No Acórdão de 25.4.2013 (Hogan), o TJ considerou que a Directiva é aplicável aos direitos a prestações de velhice emergentes de um regime complementar de segurança social instituído pelo empregador, mas não àqueles que resultam dos regimes legais de segurança social. Por outro lado, a Directiva é aplicável quando o regime complementar de segurança social não tenha uma cobertura financeira suficiente na data da situação de insolvência do empregador e este, por força dessa situação, não disponha dos recursos necessários para pagar as cotizações suficientes para o pagamento integral das prestações devidas aos trabalhadores.

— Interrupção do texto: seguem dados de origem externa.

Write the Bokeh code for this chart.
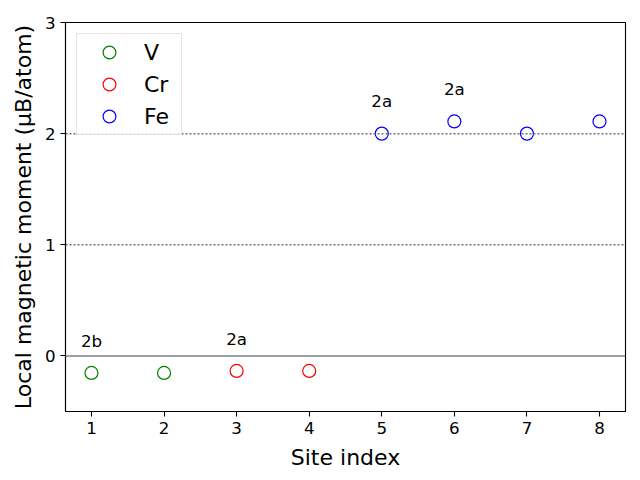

De referir que o Acórdão Hogan surge na sequência do Acórdão de 25.1.2007 (Robins), no qual o TJ considerou que, em caso de insolvência do empregador e de insuficiência de recursos dos regimes complementares de segurança social, o financiamento dos direitos adquiridos a prestações de velhice não devia ser obrigatoriamente assegurado pelos próprios Estados-membros nem ser integral. Todavia, deve ser assegurado um nível mínimo de protecção, isto é, pelo menos 50% do montante dos direitos a prestações de velhice emergentes de um regime complementar de segurança social.
Nesta linha, diz o TJ: situação económica do Estado‑Membro em causa não constitui uma circunstância excecional suscetível de justificar um nível de proteção reduzido dos interesses dos trabalhadores no que respeita aos seus direitos a prestações de velhice a título de um regime complementar de previdência profissional.
Pode ser consultado aqui o Relatório da Comissão Europeia sobre a aplicação de determinadas disposições desta Directiva.
Entre nós, a Directiva deu origem ao Fundo de Garantia Salarial, cujo Guia Prático elaborado pela Segurança Social pode ser consultado aqui.